Sucumbió a la atrocidad y sectarismo. En Lérida, el 24 de julio de 1936. Se escondió en casa de mosén Magrí, calle San Antonio 23 piso 3. Carmen Mor traía las noticias de los sucesos y de los asesinatos, pero comprobaba cómo el Padre se mantenía con gran fortaleza y resignación. Carmen Vidal habló con él varias veces, constatando que estaba muy resignado, sin miedo a la muerte, dispuesto a dar la vida por Cristo, si se presentaba la ocasión. Luego, a media tarde, subió al piso 4, vivienda de Juan Ortiz, que cuenta cómo no temía la muerte, pasaba las horas muy sereno rezando el rosario y otras devociones, se mostraba muy resignado y dispuesto a perdonar a sus asesinos. A la mañana siguiente, para no compromer a Juan, se subió a la boardilla. Pocas horas después, allí lo encontraron los milicianos, por denuncia de una vecina. Cuando bajaba detenido, vio a Juan a la puerta de su piso, y le hizo un signo de gratitud.
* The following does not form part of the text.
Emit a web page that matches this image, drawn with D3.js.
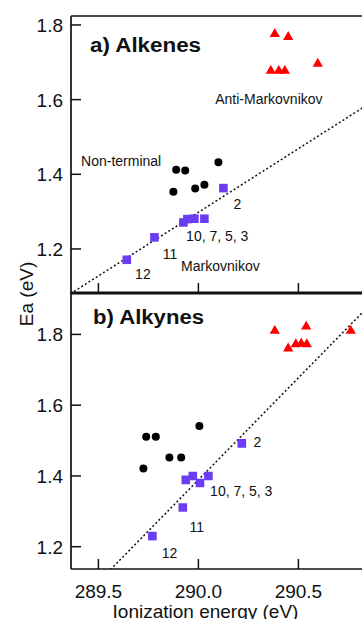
<!DOCTYPE html>
<html>
<head>
<meta charset="utf-8">
<script src="https://cdn.jsdelivr.net/npm/d3@7"></script>
<style>
  body { margin: 0; background: #fff; }
  svg { display: block; font-family: "Liberation Sans", Arial, sans-serif; }
</style>
</head>
<body>
<svg id="chart" width="362" height="619"></svg>
<script>
// a) Alkenes
const alkeneMarkov = [[289.642, 1.171], [289.78, 1.231], [289.925, 1.271], [289.945, 1.28],
                      [289.98, 1.281], [290.03, 1.281], [290.125, 1.363]];
const alkeneNonTerminal = [[289.875, 1.353], [289.889, 1.412], [289.934, 1.41],
                           [289.984, 1.362], [290.03, 1.372], [290.10, 1.432]];
const alkeneAnti = [[290.382, 1.776], [290.449, 1.768], [290.362, 1.677], [290.402, 1.677],
                    [290.432, 1.677], [290.597, 1.696]];
const alkeneFit = [[289.36, 1.08], [290.9, 1.605]];

// b) Alkynes
const alkyneMarkov = [[289.77, 1.23], [289.922, 1.311], [289.937, 1.389], [289.972, 1.40],
                      [290.008, 1.38], [290.05, 1.40], [290.217, 1.492]];
const alkyneNonTerminal = [[289.725, 1.421], [289.739, 1.511], [289.787, 1.511],
                           [289.855, 1.452], [289.914, 1.452], [290.005, 1.541]];
const alkyneAnti = [[290.382, 1.81], [290.539, 1.822], [290.449, 1.76], [290.487, 1.772],
                    [290.514, 1.774], [290.542, 1.772], [290.762, 1.81]];
const alkyneFit = [[289.56, 1.135], [290.9, 1.908]];

const xTicks = [289.5, 290.0, 290.5];
const yTicks = [1.2, 1.4, 1.6, 1.8];

// text annotations, anchored in data units
const alkeneNotes = [
    ["Anti-Markovnikov", 290.084, 1.588], ["Non-terminal", 289.4135, 1.423],
    ["Markovnikov", 289.9135, 1.142], ["2", 290.175, 1.307],
    ["10, 7, 5, 3", 289.9385, 1.2225], ["11", 289.822, 1.173], ["12", 289.6835, 1.119]
];
const alkyneNotes = [
    ["2", 290.275, 1.483], ["10, 7, 5, 3", 290.0585, 1.343],
    ["11", 289.955, 1.2416], ["12", 289.817, 1.1676]
];

const svg = d3.select("#chart");
const left = 71, right = 378.4;

const x = d3.scaleLinear().domain([289.363, 290.9]).range([left, right]);

function panel(opts) {
    const y = d3.scaleLinear().domain(opts.ydom).range([opts.y1, opts.y0]);
    const g = svg.append("g");
    const clipId = "clip" + opts.id;
    g.append("clipPath").attr("id", clipId)
        .append("rect")
        .attr("x", left).attr("y", opts.y0)
        .attr("width", right - left).attr("height", opts.y1 - opts.y0);

    const plot = g.append("g").attr("clip-path", `url(#${clipId})`);

    plot.append("path")
        .datum(opts.fit)
        .attr("fill", "none")
        .attr("stroke", "#111")
        .attr("stroke-width", 1.5)
        .attr("stroke-dasharray", "2,2.3")
        .attr("d", d3.line().x(d => x(d[0])).y(d => y(d[1])));

    plot.selectAll("circle.nt")
        .data(opts.nonTerminal)
        .enter().append("circle")
        .attr("class", "nt")
        .attr("cx", d => x(d[0]))
        .attr("cy", d => y(d[1]))
        .attr("r", 4)
        .attr("fill", "#000");

    plot.selectAll("path.mk")
        .data(opts.markov)
        .enter().append("path")
        .attr("class", "mk")
        .attr("transform", d => `translate(${x(d[0])},${y(d[1])})`)
        .attr("d", d3.symbol(d3.symbolSquare, 74)())
        .attr("fill", "#6a3df2");

    plot.selectAll("path.am")
        .data(opts.anti)
        .enter().append("path")
        .attr("class", "am")
        .attr("transform", d => `translate(${x(d[0])},${y(d[1])})`)
        .attr("d", d3.symbol(d3.symbolTriangle, 46)())
        .attr("fill", "#ff0000");

    g.selectAll("text.note")
        .data(opts.notes)
        .enter().append("text")
        .attr("class", "note")
        .attr("x", d => x(d[1]))
        .attr("y", d => y(d[2]))
        .attr("font-size", 14)
        .attr("fill", "#111")
        .text(d => d[0]);

    g.append("text")
        .attr("x", opts.titleX)
        .attr("y", opts.y0 + opts.titleDy)
        .attr("font-size", 20)
        .attr("font-weight", "bold")
        .attr("fill", "#111")
        .attr("textLength", 111)
        .attr("lengthAdjust", "spacingAndGlyphs")
        .text(opts.title);

    // y ticks (inward) and labels
    const yAxis = g.append("g");
    yAxis.selectAll("line")
        .data(yTicks)
        .enter().append("line")
        .attr("x1", left).attr("x2", left + 10)
        .attr("y1", d => y(d)).attr("y2", d => y(d))
        .attr("stroke", "#111").attr("stroke-width", 1.5);
    yAxis.selectAll("text")
        .data(yTicks)
        .enter().append("text")
        .attr("x", left - 8)
        .attr("y", d => y(d) + 7)
        .attr("text-anchor", "end")
        .attr("font-size", 19)
        .attr("fill", "#111")
        .text(d => d3.format(".1f")(d));

    // x ticks (inward)
    g.selectAll("line.xt")
        .data(xTicks)
        .enter().append("line")
        .attr("class", "xt")
        .attr("x1", d => x(d)).attr("x2", d => x(d))
        .attr("y1", opts.y1).attr("y2", opts.y1 - 10)
        .attr("stroke", "#111").attr("stroke-width", 1.5);

    return g;
}

panel({
    id: "a", y0: 16, y1: 293, ydom: [1.082, 1.824],
    markov: alkeneMarkov, nonTerminal: alkeneNonTerminal, anti: alkeneAnti,
    fit: alkeneFit, notes: alkeneNotes, title: "a) Alkenes", titleX: 90, titleDy: 35.7
});
panel({
    id: "b", y0: 293, y1: 569, ydom: [1.137, 1.917],
    markov: alkyneMarkov, nonTerminal: alkyneNonTerminal, anti: alkyneAnti,
    fit: alkyneFit, notes: alkyneNotes, title: "b) Alkynes", titleX: 93, titleDy: 31.3
});

// frame
svg.append("line").attr("x1", left).attr("x2", left).attr("y1", 16).attr("y2", 569)
    .attr("stroke", "#111").attr("stroke-width", 1.7);
svg.append("line").attr("x1", left).attr("x2", 362).attr("y1", 16).attr("y2", 16)
    .attr("stroke", "#111").attr("stroke-width", 1.7);
svg.append("line").attr("x1", left).attr("x2", 362).attr("y1", 293).attr("y2", 293)
    .attr("stroke", "#111").attr("stroke-width", 3);
svg.append("line").attr("x1", left).attr("x2", 362).attr("y1", 569).attr("y2", 569)
    .attr("stroke", "#111").attr("stroke-width", 1.7);

// x tick labels (bottom panel only)
svg.selectAll("text.xl")
    .data(xTicks)
    .enter().append("text")
    .attr("class", "xl")
    .attr("x", d => x(d))
    .attr("y", 598)
    .attr("text-anchor", "middle")
    .attr("font-size", 19)
    .attr("fill", "#111")
    .text(d => d3.format(".1f")(d));

svg.append("text")
    .attr("x", 205.5)
    .attr("y", 618)
    .attr("text-anchor", "middle")
    .attr("font-size", 19)
    .attr("fill", "#111")
    .text("Ionization energy (eV)");

svg.append("text")
    .attr("transform", "translate(33,294) rotate(-90)")
    .attr("text-anchor", "middle")
    .attr("font-size", 19)
    .attr("fill", "#111")
    .text("Ea (eV)");
</script>
</body>
</html>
Lo llevaban a dirección a la cárcel, Juan iba a distancia de cuarenta metros para ver en qué para el atropello. En la calle Ballester, poco antes de tomar la rambla Aragón, a la altura de la Maternidad, los milicianos le obligaron a acelerar la marcha, y pocos pasos después le dispararon por la espalda. Lo vi caer al suelo. Así acabó este gran hombre. No hubo proceso, ni juicio, ni condena. Quedó tendido, poco después pasaron por allí algunas mujeres, y viendo que aún se movía un poco, le tiraron piedras a la cabeza, rompiéndosela. Quedó así, con el cráneo destrozado y al descubierto la masa encefálica, hasta que su cadáver fue recogido y arrojado a la fosa común. Una mancha roja, rojísima, de amor y perdón, quedó en el empedrado. Adiós, doña Trinidad, hasta el cielo, había dicho instantes antes a una persona conocida.